Friday 18th of March was the date. For months, the Sex Workers Working Group of the Count Me In! consortium prepared for this day with the Global Network of Sex Work Projects -NSWP, co-sponsor Dutch Ministry of Foreign Affairs and other organisations including CNV Internationaal and the government of New Zealand. On this day, the United Nations Commission on the Status of Women (CSW) hosted our side event ‘Strengthening Labour Rights through cross- movement collaborations: trade unions, sex workers organisations and feminist groups’, which shed a light on effective approaches to protect and strengthen the human rights of sex workers.

This was the fourth consecutive year that CMI! consortium, NSWP, and the Dutch Ministry of Foreign Affairs successfully co-organised a side event within CSW.  This year, we organised the event around CSW’s review theme: ‘women’s economic empowerment in the changing world of work.’  

So, what are the main takes from this powerful session?

A wealth of experience

The session was moderated by Geetanjali Misra, Executive Director at CREA, one of the Count Me In! members. The panel highlighted the importance of intersectional approaches and cross-movement collaboration among feminist, sex workers’ rights and labour rights groups. As Geeta pointed out during the opening of the event: “We want to highlight the importance of this collaboration of participants and cosponsors as it is quite unique to have two governments where sex work is not criminalised [New Zealand and the Netherlands] co-sponsoring this session and to have representatives of the sex workers’ movement and labour unions at the same table, chaired by a representative of a feminist consortium.” 

Together, panelists and moderator made efforts to highlight the importance of intersectional approaches and cross-movement collaboration among feminist, sex workers’ rights and labour rights groups. There was a very rich line-up of panelists where sex workers, representatives of trade unions, the Dutch Ministry of Foreign Affairs, and a National AIDS organisation shared powerful messages.

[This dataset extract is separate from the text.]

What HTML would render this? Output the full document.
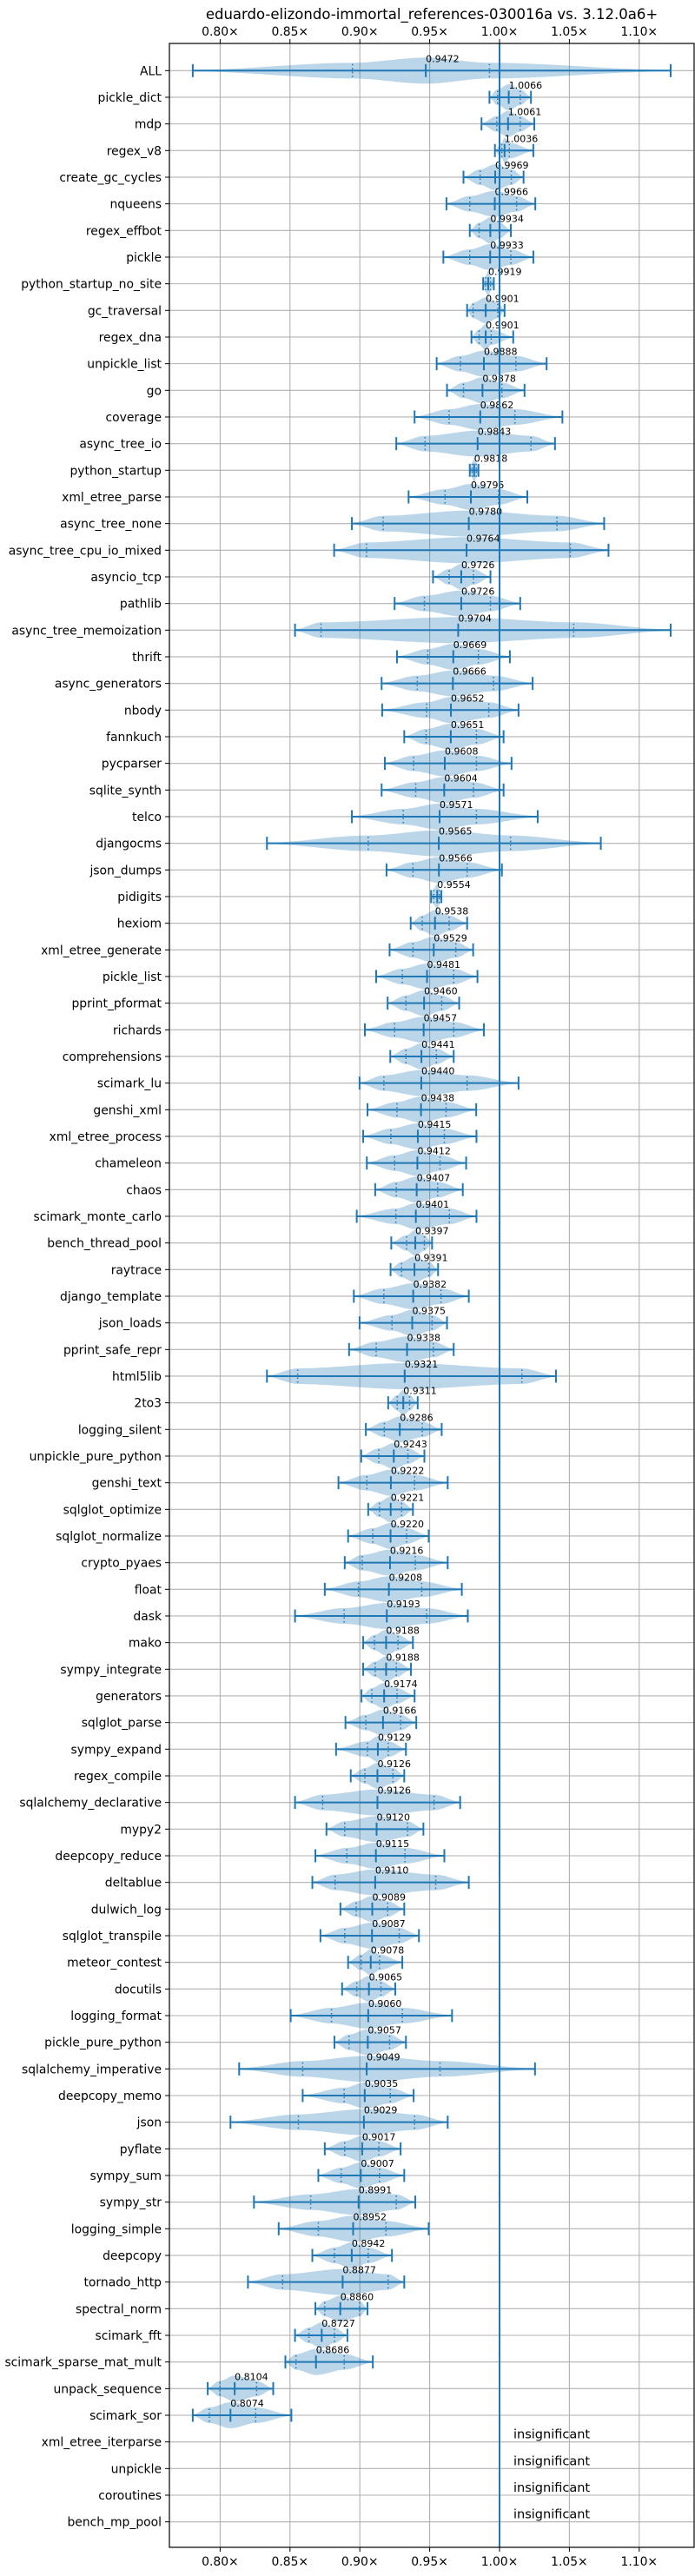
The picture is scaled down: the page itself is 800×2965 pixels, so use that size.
<!DOCTYPE html>
<html><head><meta charset="utf-8">
<style>
html,body{margin:0;padding:0;background:#fff;}
svg text{font-family:"DejaVu Sans","Liberation Sans",sans-serif;}
</style></head>
<body>
<svg id="chart" width="800" height="2960" viewBox="0 0 800 2960" xmlns="http://www.w3.org/2000/svg">
<text x="497" y="22" font-size="16.5" text-anchor="middle" fill="#000">eduardo-elizondo-immortal_references-030016a vs. 3.12.0a6+</text>
<g id="grid"></g>
<g id="marks"></g>
<g id="axes"></g>
</svg>
<script>
const categories = ["ALL","pickle_dict","mdp","regex_v8","create_gc_cycles","nqueens","regex_effbot","pickle","python_startup_no_site","gc_traversal","regex_dna","unpickle_list","go","coverage","async_tree_io","python_startup","xml_etree_parse","async_tree_none","async_tree_cpu_io_mixed","asyncio_tcp","pathlib","async_tree_memoization","thrift","async_generators","nbody","fannkuch","pycparser","sqlite_synth","telco","djangocms","json_dumps","pidigits","hexiom","xml_etree_generate","pickle_list","pprint_pformat","richards","comprehensions","scimark_lu","genshi_xml","xml_etree_process","chameleon","chaos","scimark_monte_carlo","bench_thread_pool","raytrace","django_template","json_loads","pprint_safe_repr","html5lib","2to3","logging_silent","unpickle_pure_python","genshi_text","sqlglot_optimize","sqlglot_normalize","crypto_pyaes","float","dask","mako","sympy_integrate","generators","sqlglot_parse","sympy_expand","regex_compile","sqlalchemy_declarative","mypy2","deepcopy_reduce","deltablue","dulwich_log","sqlglot_transpile","meteor_contest","docutils","logging_format","pickle_pure_python","sqlalchemy_imperative","deepcopy_memo","json","pyflate","sympy_sum","sympy_str","logging_simple","deepcopy","tornado_http","spectral_norm","scimark_fft","scimark_sparse_mat_mult","unpack_sequence","scimark_sor","xml_etree_iterparse","unpickle","coroutines","bench_mp_pool"];
const medians = [0.9472,1.0066,1.0061,1.0036,0.9969,0.9966,0.9934,0.9933,0.9919,0.9901,0.9901,0.9888,0.9878,0.9862,0.9843,0.9818,0.9795,0.9780,0.9764,0.9726,0.9726,0.9704,0.9669,0.9666,0.9652,0.9651,0.9608,0.9604,0.9571,0.9565,0.9566,0.9554,0.9538,0.9529,0.9481,0.9460,0.9457,0.9441,0.9440,0.9438,0.9415,0.9412,0.9407,0.9401,0.9397,0.9391,0.9382,0.9375,0.9338,0.9321,0.9311,0.9286,0.9243,0.9222,0.9221,0.9220,0.9216,0.9208,0.9193,0.9188,0.9188,0.9174,0.9166,0.9129,0.9126,0.9126,0.9120,0.9115,0.9110,0.9089,0.9087,0.9078,0.9065,0.9060,0.9057,0.9049,0.9035,0.9029,0.9017,0.9007,0.8991,0.8952,0.8942,0.8877,0.8860,0.8727,0.8686,0.8104,0.8074,null,null,null,null];
const mins = [0.7804,0.9928,0.9871,0.9967,0.9742,0.962,0.9787,0.9598,0.9883,0.9768,0.9799,0.955,0.9624,0.9392,0.9261,0.9787,0.9349,0.8943,0.8816,0.9524,0.9249,0.8536,0.9266,0.9156,0.916,0.9318,0.9179,0.9156,0.8943,0.8335,0.9191,0.951,0.9364,0.9213,0.9117,0.9199,0.9036,0.9218,0.8998,0.9055,0.9024,0.905,0.911,0.8978,0.9225,0.922,0.8957,0.8998,0.8923,0.8335,0.9203,0.9043,0.901,0.8847,0.906,0.8916,0.8892,0.8749,0.8536,0.9024,0.9024,0.9012,0.8897,0.883,0.8935,0.8536,0.8761,0.8682,0.866,0.8861,0.8718,0.8916,0.8873,0.8505,0.8818,0.8136,0.8591,0.8074,0.8749,0.8703,0.8242,0.8419,0.866,0.8199,0.8682,0.8536,0.8467,0.7911,0.7804,null,null,null,null];
const maxs = [1.1225,1.0225,1.0249,1.0242,1.0172,1.0256,1.0081,1.0242,0.9959,1.0036,1.0098,1.0337,1.0179,1.045,1.0397,0.9849,1.0199,1.0749,1.078,0.9935,1.0148,1.1225,1.0074,1.0237,1.0136,1.0029,1.0086,1.0029,1.0273,1.0725,1.0017,0.9584,0.9768,0.9811,0.9842,0.9711,0.9888,0.9672,1.0136,0.9833,0.9835,0.9761,0.9737,0.9835,0.9517,0.956,0.978,0.9624,0.9672,1.0404,0.9414,0.9586,0.9462,0.9629,0.938,0.9493,0.9629,0.973,0.9773,0.938,0.9366,0.9392,0.9404,0.933,0.9318,0.9718,0.9455,0.9605,0.978,0.9318,0.9423,0.9304,0.9254,0.966,0.933,1.0254,0.9385,0.9629,0.9292,0.9318,0.9397,0.9493,0.923,0.9318,0.9055,0.8911,0.9093,0.838,0.851,null,null,null,null];
const q1s = [0.8947,0.9986,0.998,1.0017,0.9861,0.9787,0.9854,0.9787,0.99,0.9811,0.9854,0.972,0.9742,0.9639,0.9467,0.9804,0.961,0.9167,0.9048,0.9639,0.9462,0.8722,0.9486,0.9411,0.9478,0.9474,0.9385,0.94,0.9311,0.906,0.938,0.9529,0.9447,0.938,0.9304,0.933,0.9249,0.933,0.9172,0.9266,0.9222,0.9249,0.9261,0.9258,0.9335,0.9299,0.9172,0.923,0.9117,0.8555,0.9268,0.9175,0.9136,0.905,0.9141,0.9093,0.9017,0.899,0.8888,0.9105,0.911,0.9086,0.9043,0.9055,0.9036,0.8734,0.8892,0.8907,0.8823,0.8974,0.8892,0.901,0.8978,0.8797,0.8923,0.8591,0.8888,0.856,0.8892,0.8866,0.8648,0.8703,0.8818,0.8447,0.8749,0.8636,0.8543,0.7998,0.7923,null,null,null,null];
const q3s = [0.9928,1.0148,1.0148,1.007,1.0084,1.0122,1.0002,1.0081,0.9935,0.9988,0.994,1.0117,1.0017,1.011,1.0225,0.9833,0.9993,1.0411,1.0507,0.9813,0.9935,1.0531,0.9849,0.9957,0.9923,0.9835,0.9835,0.9813,0.9835,1.0079,0.9768,0.9569,0.9639,0.9687,0.9672,0.9586,0.9672,0.9548,0.9768,0.9617,0.9605,0.9574,0.9557,0.9641,0.9462,0.9493,0.9581,0.9517,0.9526,1.016,0.9356,0.9447,0.9344,0.9392,0.9299,0.9335,0.9397,0.9443,0.9478,0.9273,0.9261,0.9266,0.9292,0.9203,0.9237,0.9531,0.9342,0.9323,0.9543,0.9199,0.9282,0.9141,0.9151,0.9304,0.9213,0.9574,0.9218,0.9392,0.9136,0.9141,0.9261,0.9187,0.906,0.9203,0.8998,0.8818,0.8888,0.8261,0.8254,null,null,null,null];
const xTicks = [0.80,0.85,0.90,0.95,1.00,1.05,1.10];
const xTickLabels = ["0.80x","0.85x","0.90x","0.95x","1.00x","1.05x","1.10x"];

const NS = "http://www.w3.org/2000/svg";
const L = 195, R = 799, T = 50, B = 2932;
const xS = v => 575 + (v - 1) * 1608;
const yS = i => 81.3 + i * 30.667;
const BLUE = "#1f77b4";
function mk(parent, tag, attrs, text) {
  const e = document.createElementNS(NS, tag);
  for (const k in attrs) e.setAttribute(k, attrs[k]);
  if (text !== undefined) e.textContent = text;
  parent.appendChild(e);
  return e;
}
const grid = document.getElementById('grid');
const marks = document.getElementById('marks');
const axes = document.getElementById('axes');

// vertical grid + tick labels
xTicks.forEach((t, k) => {
  const x = xS(t);
  const g = mk(grid, 'line', {x1: x, x2: x, y1: T, y2: B, stroke: '#b0b0b0', 'stroke-width': 1.1});
  
  
  mk(axes, 'line', {x1: x, x2: x, y1: T - 5, y2: T, stroke: '#000', 'stroke-width': 1});
  mk(axes, 'line', {x1: x, x2: x, y1: B, y2: B + 5, stroke: '#000', 'stroke-width': 1});
  const tt = mk(axes, 'text', {x: x, y: T - 9, 'font-size': 13.9, 'text-anchor': 'middle'}, xTickLabels[k].replace('x', '\u00d7'));
  
  
  const tb = mk(axes, 'text', {x: x, y: B + 21, 'font-size': 13.9, 'text-anchor': 'middle'}, xTickLabels[k].replace('x', '\u00d7'));
  
  
});

// horizontal grid + y labels
categories.forEach((c, i) => {
  const y = yS(i);
  const g = mk(grid, 'line', {x1: L, x2: R, y1: y, y2: y, stroke: '#b0b0b0', 'stroke-width': 1.1});
  
  
  mk(axes, 'line', {x1: L - 5, x2: L, y1: y, y2: y, stroke: '#000', 'stroke-width': 1});
  const t = mk(axes, 'text', {x: L - 9, y: y + 5, 'font-size': 13.9, 'text-anchor': 'end'}, c);
  
  
});

// violins
function widthAt(v, mn, q1, md, q3, mx) {
  const knots = [[mn, 0.06], [q1, 0.6], [md, 1], [q3, 0.6], [mx, 0.06]];
  for (let k = 0; k < knots.length - 1; k++) {
    const a = knots[k], b = knots[k + 1];
    if (v >= a[0] && v <= b[0]) {
      const t = b[0] === a[0] ? 0 : (v - a[0]) / (b[0] - a[0]);
      const s = t * t * (3 - 2 * t);
      return a[1] + (b[1] - a[1]) * s;
    }
  }
  return 0.06;
}
categories.forEach((c, i) => {
  const y = yS(i);
  const md = medians[i];
  if (md === null) {
    const t = mk(marks, 'text', {x: xS(1) + 16, y: y - 4, 'font-size': 14.5}, 'insignificant');
    
    
    return;
  }
  const mn = mins[i], mx = maxs[i], q1 = q1s[i], q3 = q3s[i];
  const H = 15;
  const N = 60;
  const top = [], bot = [];
  for (let k = 0; k <= N; k++) {
    const v = mn + (mx - mn) * k / N;
    const w = widthAt(v, mn, q1, md, q3, mx) * H;
    top.push(xS(v).toFixed(1) + ',' + (y - w).toFixed(1));
    bot.unshift(xS(v).toFixed(1) + ',' + (y + w).toFixed(1));
  }
  const body = mk(marks, 'polygon', {points: top.concat(bot).join(' '), fill: BLUE, 'fill-opacity': 0.3, stroke: 'none'});
  
  
  const bar = mk(marks, 'line', {x1: xS(mn), x2: xS(mx), y1: y, y2: y, stroke: BLUE, 'stroke-width': 2});
  
  
  [mn, mx].forEach(v => {
    const cap = mk(marks, 'line', {x1: xS(v), x2: xS(v), y1: y - 7.5, y2: y + 7.5, stroke: BLUE, 'stroke-width': 2});
    
    
  });
  const ml = mk(marks, 'line', {x1: xS(md), x2: xS(md), y1: y - 7.5, y2: y + 7.5, stroke: BLUE, 'stroke-width': 2});
  
  
  [q1, q3].forEach(v => {
    const q = mk(marks, 'line', {x1: xS(v), x2: xS(v), y1: y - 7.5, y2: y + 7.5, stroke: BLUE, 'stroke-width': 1.5, 'stroke-dasharray': '1.5,3'});
    
    
  });
  const lab = mk(marks, 'text', {x: xS(md), y: y - 10, 'font-size': 11}, md.toFixed(4));
  
  
});

// baseline at 1.00
const ref = mk(marks, 'line', {x1: xS(1), x2: xS(1), y1: T, y2: B, stroke: BLUE, 'stroke-width': 2});



// frame
const fr = mk(axes, 'rect', {x: L, y: T, width: R - L, height: B - T, fill: 'none', stroke: '#000', 'stroke-width': 1.2});


</script>
</body></html>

Below are some key points shared by the panalists:  

Photo credit: Poster ‘Sex work is work’ at a demo at Soho, by Vera Rodriguez

Conxa Borrell, President of APROSEX and General Secretary of the Sex Workers Organisation OTRAS in Spain:

With our union, we will fight in a legal manner so that we have our rights which are professional rights, and we want that our working spaces are not criminalized.  We want to be able to have contracts for people who work for third parties so that the employers are able to sign legal contracts with us so that we have a life that is in accordance with rights that belong to us.”  

Igor Bosc, Chief Technical Advisor in the Work in Freedom Programme at the International Labour Organisation (ILO): 

Sex workers are important for us and we try to keep abreast of the struggles that have happened in the different countries where we’re working.”

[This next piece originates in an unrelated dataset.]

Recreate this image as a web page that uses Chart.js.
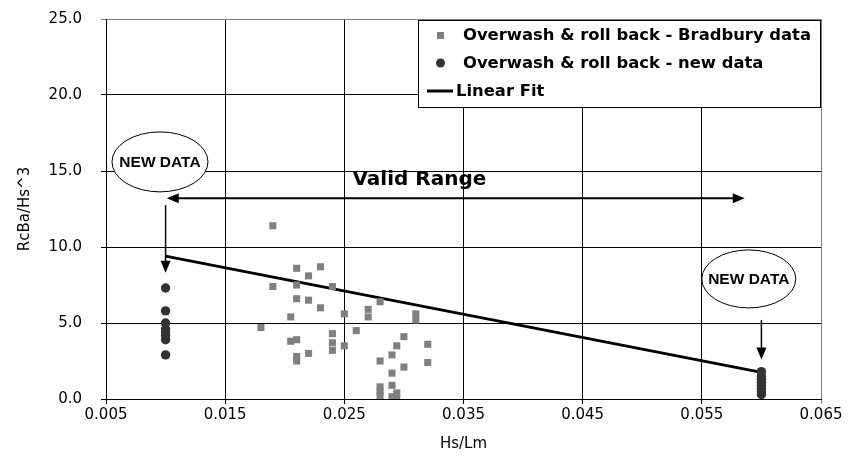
<!DOCTYPE html>
<html lang="en">
<head>
    <meta charset="UTF-8">
    <title>RcBa/Hs^3 vs Hs/Lm</title>
    <style>
        body { margin: 0; padding: 0; background: #fff; }
        .chart-box { width: 849px; height: 470px; position: relative; }
    </style>
</head>
<body>

<div class="chart-box">
  <canvas id="chart"></canvas>
</div>

<script src="https://cdn.jsdelivr.net/npm/chart.js"></script>

<script>
    // Bradbury data (squares)
    const bradX = [0.019, 0.021, 0.023, 0.022, 0.019, 0.021, 0.024, 0.021, 0.022, 0.023,
                   0.0205, 0.025, 0.027, 0.027, 0.028, 0.031, 0.031, 0.018, 0.0205, 0.021,
                   0.024, 0.024, 0.024, 0.025, 0.026, 0.021, 0.021, 0.022, 0.030, 0.0294,
                   0.029, 0.032, 0.032, 0.028, 0.030, 0.029, 0.029, 0.028, 0.028, 0.028,
                   0.029, 0.0294, 0.0294];
    const bradY = [11.4, 8.6, 8.7, 8.1, 7.4, 7.5, 7.4, 6.6, 6.5, 6.0,
                   5.4, 5.6, 5.9, 5.4, 6.4, 5.6, 5.2, 4.7, 3.8, 3.9,
                   4.3, 3.7, 3.2, 3.5, 4.5, 2.8, 2.5, 3.0, 4.1, 3.5,
                   2.9, 3.6, 2.4, 2.5, 2.1, 1.7, 0.9, 0.8, 0.5, 0.2,
                   0.15, 0.4, 0.05];

    // new data (circles)
    const newX = [0.010, 0.010, 0.010, 0.010, 0.010, 0.010, 0.010, 0.010,
                  0.060, 0.060, 0.060, 0.060, 0.060, 0.060, 0.060, 0.060];
    const newY = [7.3, 5.8, 5.0, 4.6, 4.4, 4.2, 3.9, 2.9,
                  1.8, 1.5, 1.3, 1.1, 0.9, 0.7, 0.5, 0.3];

    // linear fit
    const fitX = [0.010, 0.060];
    const fitY = [9.4, 1.75];

    const xTicks = [0.005, 0.015, 0.025, 0.035, 0.045, 0.055, 0.065];
    const yTicks = [0, 5, 10, 15, 20, 25];

    const legendLabels = ['Overwash & roll back - Bradbury data',
                          'Overwash & roll back - new data',
                          'Linear Fit'];

    const toPts = (xs, ys) => xs.map((x, i) => ({x: x, y: ys[i]}));

    function arrowHead(ctx, x, y, dir) {
        // dir: 'l','r','d'
        ctx.beginPath();
        if (dir === 'l') { ctx.moveTo(x, y); ctx.lineTo(x + 12, y - 5); ctx.lineTo(x + 12, y + 5); }
        if (dir === 'r') { ctx.moveTo(x, y); ctx.lineTo(x - 12, y - 5); ctx.lineTo(x - 12, y + 5); }
        if (dir === 'd') { ctx.moveTo(x, y); ctx.lineTo(x - 5, y - 12); ctx.lineTo(x + 5, y - 12); }
        ctx.closePath();
        ctx.fill();
    }

    const notes = {
        id: 'notes',
        afterDraw(chart) {
            const ctx = chart.ctx;
            const xs = chart.scales.x, ys = chart.scales.y;
            ctx.save();
            ctx.strokeStyle = '#000';
            ctx.fillStyle = '#000';

            // valid range double arrow
            const ay = ys.getPixelForValue(13.2);
            const ax1 = xs.getPixelForValue(0.0101), ax2 = xs.getPixelForValue(0.0586);
            ctx.lineWidth = 2;
            ctx.beginPath(); ctx.moveTo(ax1 + 8, ay); ctx.lineTo(ax2 - 8, ay); ctx.stroke();
            arrowHead(ctx, ax1, ay, 'l');
            arrowHead(ctx, ax2, ay, 'r');
            ctx.font = 'bold 20px "DejaVu Sans", sans-serif';
            ctx.textAlign = 'center'; ctx.textBaseline = 'middle';
            ctx.fillText('Valid Range', xs.getPixelForValue(0.0313), ys.getPixelForValue(14.4));

            // NEW DATA callouts
            const callouts = [
                {cx: 0.00953, cy: 15.6, rx: 48, ry: 30, ax: 0.0100, y1: 12.75, y2: 8.3},
                {cx: 0.05894, cy: 7.9, rx: 47, ry: 29, ax: 0.0600, y1: 5.2, y2: 2.6}
            ];
            callouts.forEach(c => {
                const px = xs.getPixelForValue(c.cx), py = ys.getPixelForValue(c.cy);
                ctx.fillStyle = '#fff';
                ctx.lineWidth = 1;
                ctx.beginPath(); ctx.ellipse(px, py, c.rx, c.ry, 0, 0, Math.PI * 2);
                ctx.fill(); ctx.stroke();
                ctx.fillStyle = '#000';
                ctx.font = 'bold 15.5px "Liberation Sans", Arial, sans-serif';
                ctx.fillText('NEW DATA', px, py + 1);
                const lx = xs.getPixelForValue(c.ax);
                const t1 = ys.getPixelForValue(c.y1), t2 = ys.getPixelForValue(c.y2);
                ctx.lineWidth = 1.5;
                ctx.beginPath(); ctx.moveTo(lx, t1); ctx.lineTo(lx, t2 - 10); ctx.stroke();
                arrowHead(ctx, lx, t2, 'd');
            });

            // legend box
            const bx = 418, by = 20, bw = 402, bh = 87;
            ctx.fillStyle = '#fff';
            ctx.fillRect(bx, by, bw, bh);
            ctx.lineWidth = 1;
            ctx.strokeStyle = '#000';
            ctx.strokeRect(bx + 0.5, by + 0.5, bw, bh);
            ctx.font = 'bold 16.4px "DejaVu Sans", sans-serif';
            ctx.textAlign = 'left';
            ctx.fillStyle = '#808080';
            ctx.fillRect(437, 32, 7, 7);
            ctx.fillStyle = '#333';
            ctx.beginPath(); ctx.arc(440.5, 63, 4.5, 0, Math.PI * 2); ctx.fill();
            ctx.strokeStyle = '#000'; ctx.lineWidth = 3;
            ctx.beginPath(); ctx.moveTo(427, 91); ctx.lineTo(453, 91); ctx.stroke();
            ctx.fillStyle = '#000';
            ctx.fillText(legendLabels[0], 463, 36);
            ctx.fillText(legendLabels[1], 463, 64);
            ctx.fillText(legendLabels[2], 456, 92);
            ctx.restore();
        }
    };

    const axisFont = { family: '"DejaVu Sans", sans-serif', size: 15 };

    const ctx = document.getElementById('chart').getContext('2d');
    const chart = new Chart(ctx, {
        type: 'scatter',
        data: {
            datasets: [
                {
                    label: legendLabels[0],
                    data: toPts(bradX, bradY),
                    pointStyle: 'rect',
                    pointRadius: 5,
                    backgroundColor: '#808080',
                    borderColor: '#808080',
                    borderWidth: 0
                },
                {
                    label: legendLabels[1],
                    data: toPts(newX, newY),
                    pointStyle: 'circle',
                    pointRadius: 4.7,
                    backgroundColor: '#333333',
                    borderColor: '#333333',
                    borderWidth: 0
                },
                {
                    label: legendLabels[2],
                    type: 'line',
                    data: toPts(fitX, fitY),
                    borderColor: '#000',
                    borderWidth: 3,
                    pointRadius: 0,
                    fill: false
                }
            ]
        },
        options: {
            responsive: true,
            maintainAspectRatio: false,
            animation: false,
            layout: { padding: { left: 0, right: 28, top: 19, bottom: 0 } },
            plugins: {
                legend: { display: false },
                tooltip: { enabled: false }
            },
            scales: {
                x: {
                    type: 'linear',
                    min: 0.005,
                    max: 0.065,
                    afterBuildTicks: s => { s.ticks = xTicks.map(v => ({value: v})); },
                    afterFit: s => { s.height = 71; s.paddingLeft = 0; s.paddingRight = 0; },
                    grid: {
                        color: c => c.tick.value >= 0.065 ? '#808080' : '#000',
                        lineWidth: 1,
                        tickLength: 5,
                        drawTicks: true
                    },
                    border: { color: '#000', width: 1 },
                    ticks: {
                        color: '#000',
                        font: axisFont,
                        padding: 2,
                        maxRotation: 0,
                        callback: v => Number(v).toFixed(3)
                    },
                    title: {
                        display: true,
                        text: 'Hs/Lm',
                        color: '#000',
                        font: axisFont,
                        padding: { top: 4, bottom: 17 }
                    }
                },
                y: {
                    min: 0,
                    max: 25,
                    afterBuildTicks: s => { s.ticks = yTicks.map(v => ({value: v})); },
                    afterFit: s => { s.width = 106; s.paddingTop = 0; s.paddingBottom = 0; },
                    grid: {
                        color: c => c.tick.value >= 25 ? '#808080' : '#000',
                        lineWidth: 1,
                        tickLength: 5
                    },
                    border: { color: '#000', width: 1 },
                    ticks: {
                        color: '#000',
                        font: axisFont,
                        padding: 19,
                        callback: v => Number(v).toFixed(1)
                    },
                    title: {
                        display: true,
                        text: 'RcBa/Hs^3',
                        color: '#000',
                        font: axisFont,
                        padding: { top: 16, bottom: 0 }
                    }
                }
            }
        },
        plugins: [notes]
    });
</script>

</body>
</html>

Karen Burbach, Head of the Taskforce Women’s Rights & Gender Equality at the Ministry of Foreign Affairs in the Netherlands: 

Matthew Parks, Parliamentary Coordinator at the Congress of South African Trade Unions (COSATU) in South Africa: 

“We are a progressive trade union federation. We believe strongly in the empowerment of women and that would include sex workers. We believe sex workers are workers, like any other workers. They are entitled to the same rights and the same protections as any other worker would be entitled to.”

Watch the full event below: 

Dr. Thembisile Xulu, Chief Executive Officer at the South African National AIDS Council (SANAC) in South Africa: “Decriminalisation would maximise sex workers’ legal protection and their ability to exercise their rights to justice and healthcare.”

As a closing remark, Geetanjali added how significant it was “to be in the formal halls of the UN, even for some of us just virtually. It’s a real breakthrough for a sex workers rights session to be supported by two governments in this space.” She added that it’s been an amazing experience to have this collaboration between a feminist consortium, labour unions, and many sex workers’ rights organisations come together to co-create this panel.

Accessibility: practicing what we preach

CMI!’s vision is a gender equal and just world, where all women, girls and non-binary, gender non-confirming, trans and intersex people enjoy their rights fully and live to their full potential. For greater accessibility, the event was interpreted in Arabic, French, English, Spanish and Russian, allowing a more global audience to join the session. Sign interpretation was included as well as closed captions.

Increasing interest in sex workers’ rights

Last but not least, we were happy to see 321 people joining the session! This number speaks firstly of the hard work that all the organisers put in the event. It also indicates the increasing interest to see sex workers’ rights in the context of a larger frame, as an intersectional and feminist issue. 

This has given us strong motivation to keep our work going and in making efforts to engage people from diverse sectors for advancing sex workers’ rights.